As with the assemblies shown in Figs. 1 to 6, the safety valve assembly 1 " in accordance with the third embodiment of the invention comprises a valve unit 3" having a valve 15", and a connection fitting 5". The connection fitting 5" differs from that shown in Figs. 1 to 6 as explained more fully below.

The connection fitting 5" comprises a first tubular member 17", which is a single piece metal construction integral with the metal housing 7" of the valve unit 3". The connection fitting 5" further comprises a second tubular member in the form of a tubular metal sleeve 55. Sleeve 55 is a two-part construction comprising a first portion 55a located coaxially around the first tubular member 17" and a second portion 55b screw-fit into an inner surface of first portion 55a. The second portion 55b of sleeve 55 has a threaded internal bore for connection to fluid supply line (not illustrated).

As with the assemblies shown in Figs. 1 to 6, the arrangement of the washers 33", 35" defines a circumferential spacing between the first tubular member 17" and sleeve 55. A third tubular member 45" is provided in the circumferential spacing. In addition, the axially spaced relationship of the washers 33", 35" gives the assembly 1 " resistance to mechanical bending loads.

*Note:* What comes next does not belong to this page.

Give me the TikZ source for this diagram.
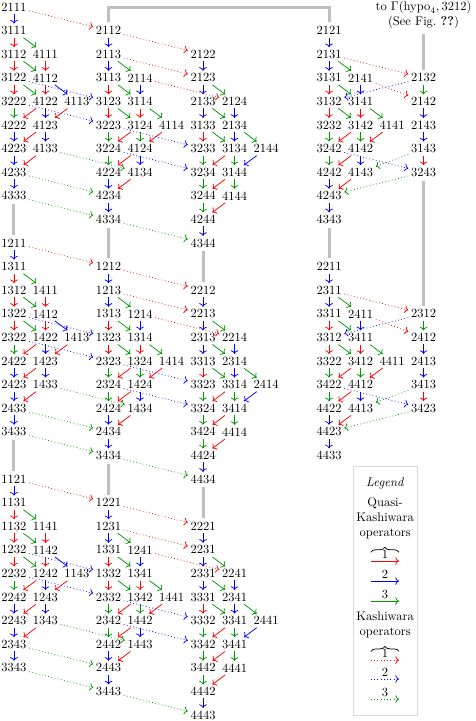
\documentclass[tikz,border=0pt]{standalone}
\usetikzlibrary{positioning, decorations.pathreplacing, arrows.meta}

\colorlet{opone}{red}
\colorlet{optwo}{blue}
\colorlet{opthree}{green!60!black}

\tikzset{
  word/.style={inner sep=2pt},
  op/.style={->, semithick},
  kop/.style={->, dotted, semithick},
  bar/.style={line width=2.4pt, gray!50, shorten <=1pt, shorten >=1pt},
}

% one column of words: name, x, top row, words
\newcommand{\crystalcol}[4]{%
  \foreach \w [count=\k from 0] in {#4} {
    \pgfmathtruncatemacro{\ri}{{0,1,2,2,3,3,4,4,4,5,5,6,6,7,8}[\k]}
    \pgfmathtruncatemacro{\si}{{0,0,0,1,0,1,0,1,2,0,1,0,1,0,0}[\k]}
    \node[word] (#1-\ri-\si) at ({#2+\si},{#3+\ri}) {\w};
  }%
}
% single straight column: name, x, top row, words
\newcommand{\crystalstem}[4]{%
  \foreach \w [count=\k from 0] in {#4}
    \node[word] (#1-\k-0) at (#2,{#3+\k}) {\w};
}

% quasi-Kashiwara arrows inside a column (row/sub -> row/sub / colour)
\newcommand{\edgesA}{0/0/1/0/optwo, 1/0/2/0/opone, 1/0/2/1/opthree,
  2/0/3/0/opone, 2/0/3/1/opthree, 2/1/3/1/opone,
  3/0/4/0/opone, 3/0/4/1/opthree, 3/1/4/1/opone, 3/1/4/2/optwo,
  4/0/5/0/opthree, 4/1/5/0/opone, 4/1/5/1/optwo, 4/2/5/1/opone,
  5/0/6/0/optwo, 5/1/6/0/opone, 5/1/6/1/optwo,
  6/0/7/0/optwo, 6/1/7/0/opone, 7/0/8/0/optwo}
\newcommand{\edgesB}{0/0/1/0/optwo, 1/0/2/0/optwo, 1/0/2/1/opthree,
  2/0/3/0/opone, 2/0/3/1/opthree, 2/1/3/1/optwo,
  3/0/4/0/opone, 3/0/4/1/opthree, 3/1/4/1/opone, 3/1/4/2/opthree,
  4/0/5/0/opthree, 4/1/5/0/opone, 4/1/5/1/opthree, 4/2/5/1/opone,
  5/0/6/0/opthree, 5/1/6/0/opone, 5/1/6/1/optwo,
  6/0/7/0/optwo, 6/1/7/0/opone, 7/0/8/0/optwo}
\newcommand{\edgesC}{0/0/1/0/optwo, 1/0/2/0/optwo, 1/0/2/1/opthree,
  2/0/3/0/optwo, 2/0/3/1/opthree, 2/1/3/1/optwo,
  3/0/4/0/opone, 3/0/4/1/opthree, 3/1/4/1/optwo, 3/1/4/2/opthree,
  4/0/5/0/opthree, 4/1/5/0/opone, 4/1/5/1/opthree, 4/2/5/1/optwo,
  5/0/6/0/opthree, 5/1/6/0/opone, 5/1/6/1/opthree,
  6/0/7/0/opthree, 6/1/7/0/opone, 7/0/8/0/optwo}
% Kashiwara arrows between columns
\newcommand{\crossAB}{0/0/opone, 3/0/optwo, 4/0/optwo, 6/1/opthree, 7/0/opthree, 8/0/opthree}
\newcommand{\crossBC}{0/0/opone, 1/0/opone, 2/1/opone, 4/0/optwo, 5/0/optwo, 8/0/opthree}

\begin{document}
\begin{tikzpicture}[x=25.2pt, y=-18.88pt]
\useasboundingbox (-0.444,-0.297) rectangle (14.635,30.25);

% Top block
\crystalcol{A1}{0}{0}{2111,3111,3112,4111,3122,4112,3222,4122,4113,4222,4123,4223,4133,4233,4333}
\crystalcol{B1}{3}{1}{2112,2113,3113,2114,3123,3114,3223,3124,4114,3224,4124,4224,4134,4234,4334}
\crystalcol{C1}{6}{2}{2122,2123,2133,2124,3133,2134,3233,3134,2144,3234,3144,3244,4144,4244,4344}
\crystalcol{D1}{10}{1}{2121,2131,3131,2141,3132,3141,3232,3142,4141,3242,4142,4242,4143,4243,4343}
\crystalstem{E1}{13}{3}{2132,2142,2143,3143,3243}
\node[align=center] (note) at (13,0.34) {to $\Gamma(\mathrm{hypo}_4, 3212)$\\(See Fig.~\textbf{??})};

% Middle block
\crystalcol{A2}{0}{10}{1211,1311,1312,1411,1322,1412,2322,1422,1413,2422,1423,2423,1433,2433,3433}
\crystalcol{B2}{3}{11}{1212,1213,1313,1214,1323,1314,2323,1324,1414,2324,1424,2424,1434,2434,3434}
\crystalcol{C2}{6}{12}{2212,2213,2313,2214,3313,2314,3323,3314,2414,3324,3414,3424,4414,4424,4434}
\crystalcol{D2}{10}{11}{2211,2311,3311,2411,3312,3411,3322,3412,4411,3422,4412,4422,4413,4423,4433}
\crystalstem{E2}{13}{13}{2312,2412,2413,3413,3423}

% Bottom block
\crystalcol{A3}{0}{20}{1121,1131,1132,1141,1232,1142,2232,1242,1143,2242,1243,2243,1343,2343,3343}
\crystalcol{B3}{3}{21}{1221,1231,1331,1241,1332,1341,2332,1342,1441,2342,1442,2442,1443,2443,3443}
\crystalcol{C3}{6}{22}{2221,2231,2331,2241,3331,2341,3332,3341,2441,3342,3441,3442,4441,4442,4443}

% Gray links between blocks
\draw[bar] (B1-0-0.north) |- (10,0) -- (D1-0-0.north);
\foreach \cn in {A,B,C,D}
  \draw[bar] (\cn1-8-0.south) -- (\cn2-0-0.north);
\foreach \cn in {A,B,C}
  \draw[bar] (\cn2-8-0.south) -- (\cn3-0-0.north);
\draw[bar] (note.south) -- (E1-0-0.north);
\draw[bar] (E1-4-0.south) -- (E2-0-0.north);

% Quasi-Kashiwara operators
\foreach \g in {A1,A2,A3}
  \foreach \ra/\sa/\rb/\sb/\cl in \edgesA
    \draw[op, color=\cl] (\g-\ra-\sa) -- (\g-\rb-\sb);
\foreach \g in {B1,B2,B3,D1,D2}
  \foreach \ra/\sa/\rb/\sb/\cl in \edgesB
    \draw[op, color=\cl] (\g-\ra-\sa) -- (\g-\rb-\sb);
\foreach \g in {C1,C2,C3}
  \foreach \ra/\sa/\rb/\sb/\cl in \edgesC
    \draw[op, color=\cl] (\g-\ra-\sa) -- (\g-\rb-\sb);
\foreach \g in {E1,E2} {
  \draw[op, opthree] (\g-0-0) -- (\g-1-0);
  \draw[op, optwo] (\g-1-0) -- (\g-2-0);
  \draw[op, optwo] (\g-2-0) -- (\g-3-0);
  \draw[op, opone] (\g-3-0) -- (\g-4-0);
}

% Kashiwara operators
\foreach \b in {1,2,3} {
  \foreach \ra/\sa/\cl in \crossAB
    \draw[kop, color=\cl] (A\b-\ra-\sa) -- (B\b-\ra-\sa);
  \foreach \ra/\sa/\cl in \crossBC
    \draw[kop, color=\cl] (B\b-\ra-\sa) -- (C\b-\ra-\sa);
}
\foreach \b in {1,2} {
  \draw[kop, opone] (D\b-1-0) -- (E\b-0-0);
  \draw[kop, opone] (D\b-2-1) -- (E\b-1-0);
  \draw[kop, optwo] (E\b-0-0) -- (D\b-3-0);
  \draw[kop, optwo] (D\b-5-0) -- (E\b-4-0);
  \draw[kop, opthree] (E\b-3-0) -- (D\b-6-1);
  \draw[kop, opthree] (E\b-4-0) -- (D\b-7-0);
}

% Legend
\draw[gray!30, semithick] (10.76,19.45) rectangle (12.79,30.0);
\node (legtitle) at (11.78,20.17) {\textit{Legend}};
\node[align=center] (quasi) at (11.78,21.65) {Quasi-\\Kashiwara\\operators};
\draw[decorate, decoration={brace, amplitude=4pt}, semithick] (11.33,23.1) -- (12.22,23.1);
\draw[op, opone] (11.33,23.47) -- (12.22,23.47) node[midway, above, inner sep=1.5pt, text=black] (q1) {1};
\draw[op, optwo] (11.33,24.32) -- (12.22,24.32) node[midway, above, inner sep=1.5pt, text=black] (q2) {2};
\draw[op, opthree] (11.33,25.17) -- (12.22,25.17) node[midway, above, inner sep=1.5pt, text=black] (q3) {3};
\node[align=center] (kash) at (11.78,26.19) {Kashiwara\\operators};
\draw[decorate, decoration={brace, amplitude=4pt}, semithick] (11.33,27.3) -- (12.22,27.3);
\draw[kop, opone] (11.33,27.67) -- (12.22,27.67) node[midway, above, inner sep=1.5pt, text=black] (k1) {1};
\draw[kop, optwo] (11.33,28.47) -- (12.22,28.47) node[midway, above, inner sep=1.5pt, text=black] (k2) {2};
\draw[kop, opthree] (11.33,29.32) -- (12.22,29.32) node[midway, above, inner sep=1.5pt, text=black] (k3) {3};

\end{tikzpicture}
\end{document}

The inner surface 47" of the third tubular member 45" is of octagonal cross-section. Similarly, parts of the outer surface 21 " of the first tubular member 17", and of the outer surface 57 of the second portion 55b of the sleeve 55, which face the inner surface 47" of the third tubular member 45", are of complementary octagonal cross-section. The connection fitting 5" resists rotational movement applied while screwing in said fluid supply line through contact of these facing surfaces 47", 21 ", 57 in a similar manner to that discussed above in relation to the assemblies shown in Figs. 1 to 6.